Docker is the cleanest way to deploy Jellyseerr. The official image is maintained by the Fallenbagel team and stays well updated. You will want to decide upfront whether you are running Jellyseerr on the same machine as your other services or on a separate host, because the internal network configuration differs between those two setups. If everything is on one Docker host using a shared bridge network, your services can talk to each other by container name instead of IP address, which is much easier to maintain.
The minimum hardware requirement is negligible. Jellyseerr is a lightweight Node.js application and runs comfortably on anything from a Raspberry Pi 4 to a full server. Storage needs are minimal too – just a small config directory that holds your database and settings. Plan for a persistent volume mount so your configuration survives container restarts and updates.
Installation and Configuration Step by Step
Start with a Docker Compose file. Create a directory called jellyseerr on your host, then inside it create a docker-compose.yml file. A basic working configuration looks like this:
- image: fallenbagel/jellyseerr:latest
- container_name: jellyseerr
- environment: LOG_LEVEL=debug, TZ=America/New_York
- ports: 5055:5055
- volumes: ./config:/app/config
- restart: unless-stopped
Set your correct timezone in the environment variable, then run docker compose up -d. Once the container starts, open a browser and navigate to http://your-server-ip:5055. The setup wizard launches automatically on first run. Your first task is signing in with your Jellyfin admin account – Jellyseerr pulls user data directly from Jellyfin, so there is no separate account system to manage. Enter your Jellyfin server URL (use the internal Docker network address or local IP depending on your setup), your admin credentials, and confirm the connection. If the URL resolves correctly, Jellyseerr will import your Jellyfin libraries and user list in a few seconds.

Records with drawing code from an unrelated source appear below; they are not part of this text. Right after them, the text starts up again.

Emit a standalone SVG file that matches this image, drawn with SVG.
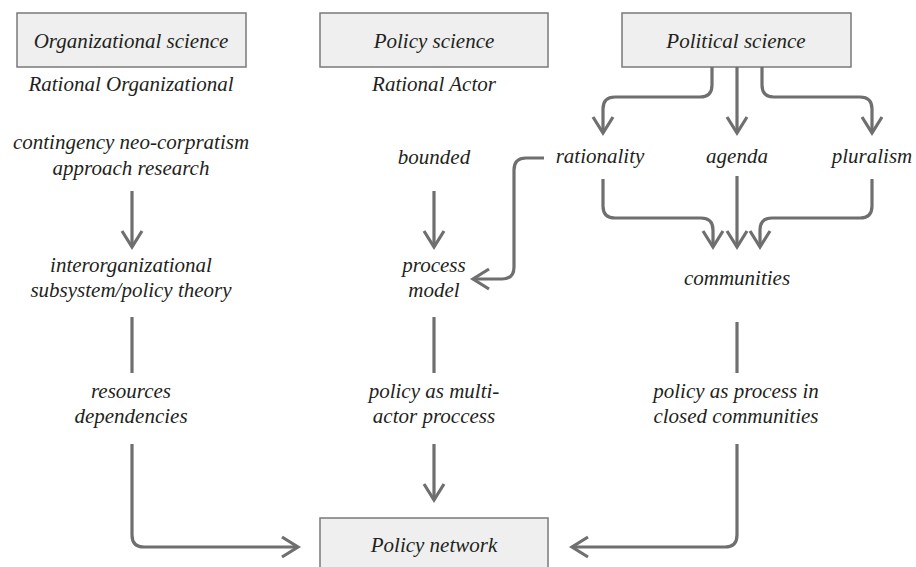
<svg xmlns="http://www.w3.org/2000/svg" width="916" height="567" viewBox="0 0 916 567">
<defs>
<style>
.box{fill:#eeefee;stroke:#7a7a7a;stroke-width:1.5}
text{font-family:"Liberation Serif","DejaVu Serif",serif;font-style:italic;font-size:21px;fill:#231f20;text-anchor:middle}
.c{fill:none;stroke:#6f6f6f;stroke-width:3.2;stroke-linecap:butt;stroke-linejoin:round}
</style>
<marker id="ah" viewBox="-20 -12 24 24" refX="0" refY="0" markerWidth="24" markerHeight="24" markerUnits="userSpaceOnUse" orient="auto">
<path d="M-16,-10 L0,0 L-16,10" fill="none" stroke="#6f6f6f" stroke-width="3.2" stroke-linejoin="miter"/>
</marker>
</defs>
<rect width="916" height="567" fill="#ffffff"/>
<g id="org-science"><rect class="box" x="17" y="13" width="229" height="54"/><text x="131" y="48">Organizational science</text></g>
<g id="policy-science"><rect class="box" x="320" y="13" width="228" height="54"/><text x="434" y="48">Policy science</text></g>
<g id="political-science"><rect class="box" x="622" y="13" width="229" height="54"/><text x="736" y="48">Political science</text></g>
<g id="rational-org"><text x="131" y="91">Rational Organizational</text></g>
<g id="rational-actor"><text x="434" y="91">Rational Actor</text></g>
<g id="contingency"><text x="131" y="149">contingency neo-corpratism</text><text x="131" y="175">approach research</text></g>
<g id="bounded"><text x="434" y="164">bounded</text></g>
<g id="rationality"><text x="600" y="163">rationality</text></g>
<g id="agenda"><text x="737" y="163">agenda</text></g>
<g id="pluralism"><text x="872" y="163">pluralism</text></g>
<g id="interorg"><text x="131" y="272">interorganizational</text><text x="131" y="297">subsystem/policy theory</text></g>
<g id="process-model"><text x="434" y="272">process</text><text x="434" y="297">model</text></g>
<g id="communities"><text x="737" y="285">communities</text></g>
<g id="resources"><text x="131" y="398">resources</text><text x="131" y="423">dependencies</text></g>
<g id="multi-actor"><text x="434" y="398">policy as multi-</text><text x="434" y="423">actor proccess</text></g>
<g id="closed"><text x="736" y="398">policy as process in</text><text x="736" y="423">closed communities</text></g>
<g id="policy-network"><rect class="box" x="320" y="518" width="228" height="70"/><text x="434" y="552">Policy network</text></g>
<g id="connectors">
<path class="c" d="M712 67 V85 Q712 97 700 97 H615 Q603 97 603 109 V133" marker-end="url(#ah)"/>
<path class="c" d="M737 67 V133" marker-end="url(#ah)"/>
<path class="c" d="M762 67 V85 Q762 97 774 97 H860 Q872 97 872 109 V133" marker-end="url(#ah)"/>
<path class="c" d="M603 179 V206 Q603 218 615 218 H701 Q713 218 713 230 V247" marker-end="url(#ah)"/>
<path class="c" d="M737 176 V247" marker-end="url(#ah)"/>
<path class="c" d="M872 179 V206 Q872 218 860 218 H772 Q760 218 760 230 V247" marker-end="url(#ah)"/>
<path class="c" d="M544 158 H526 Q514 158 514 170 V267 Q514 279 502 279 H473" marker-end="url(#ah)"/>
<path class="c" d="M132 191 V247" marker-end="url(#ah)"/>
<path class="c" d="M434 191 V247" marker-end="url(#ah)"/>
<path class="c" d="M132 317 V373"/>
<path class="c" d="M434 317 V373"/>
<path class="c" d="M737 322 V373"/>
<path class="c" d="M132 444 V535 Q132 547 144 547 H298" marker-end="url(#ah)"/>
<path class="c" d="M434 444 V500" marker-end="url(#ah)"/>
<path class="c" d="M737 444 V535 Q737 547 725 547 H572" marker-end="url(#ah)"/>
</g>
</svg>
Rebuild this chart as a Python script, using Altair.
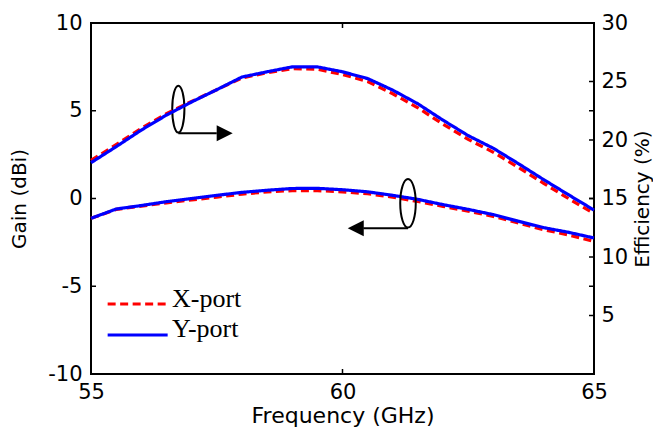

Next comes the Radarr integration. In the Jellyseerr settings panel, navigate to Settings > Services > Radarr and add a new server. You will need your Radarr URL and API key, which you can find in Radarr under Settings > General. After entering those credentials and clicking the test button, Jellyseerr will pull your quality profiles, root folders, and tags directly from Radarr. Assign a default quality profile and root folder, then save. Repeat the same process for Sonarr under the TV section. Test both connections before moving on – if either fails, double-check that your container networking allows Jellyseerr to reach those services. A common mistake is using localhost when the services are in separate containers, which will not work. Use the container name or host IP instead.
User management is where Jellyseerr earns its place in a shared household setup. By default, anyone with a Jellyfin account can log into Jellyseerr, but their permissions are restricted. You can grant specific users the ability to auto-approve their own requests, set per-user request limits, or give trusted users full admin access. To configure this, go to Settings > Users and click on any imported account. The permission model is granular enough that you can, for example, let one person make unlimited movie requests while capping a different user at four requests per week. Notification settings live under Settings > Notifications and support email, Discord, Slack, Telegram, and several push notification services. Connect at least one so you get alerted when new requests come in or when a request fails.
Once everything is configured, walk through a full test request. Log in as a non-admin user, search for a movie that is not in your library, and submit a request. Check that it appears in Radarr within a minute or two. If auto-approve is enabled for that user, Radarr should begin searching for the file immediately. If manual approval is required, log back in as admin, approve the request from the Requests dashboard, and watch it flow through. This end-to-end test will surface any permission or networking issues before your users start hitting the system for real.
Exposing Jellyseerr and Keeping It Secure
Jellyseerr is most useful when your users can access it from outside your home network – otherwise they have to be on your local Wi-Fi to submit requests. The standard approach is to put it behind a reverse proxy like Nginx Proxy Manager or Caddy, assign it a subdomain, and enable HTTPS. If you are already running AdGuard Home as a network-wide DNS filter, you can create a local DNS rewrite entry so your subdomain resolves on the internal network without needing to hit external DNS. Pair that with a Cloudflare Tunnel or a properly firewalled port forward for external access and you have a clean, secure setup.

One thing worth getting right before you open Jellyseerr to outside users: disable new user sign-up if you do not want strangers creating accounts. By default, anyone who can reach the login page can register if they have a Jellyfin account – but if you share that Jellyfin invite link publicly, or if your Jellyfin is exposed, that creates an obvious problem. Set the Enable New Jellyfin Sign-In option to match your actual access policy. The question of who gets to request content, and how much of it, matters more than most people think when they first stand up a shared media server – and Jellyseerr’s controls are specific enough that you do not have to choose between full access and none at all.
Frequently Asked Questions
Does Jellyseerr work with Plex?
Jellyseerr is built specifically for Jellyfin. If you use Plex, Overseerr is the better choice since it was designed for that platform.
Do I need Radarr and Sonarr for Jellyseerr to work?
Yes. Jellyseerr does not download content itself – it passes approved requests to Radarr for movies and Sonarr for TV shows, which then handle the actual downloading.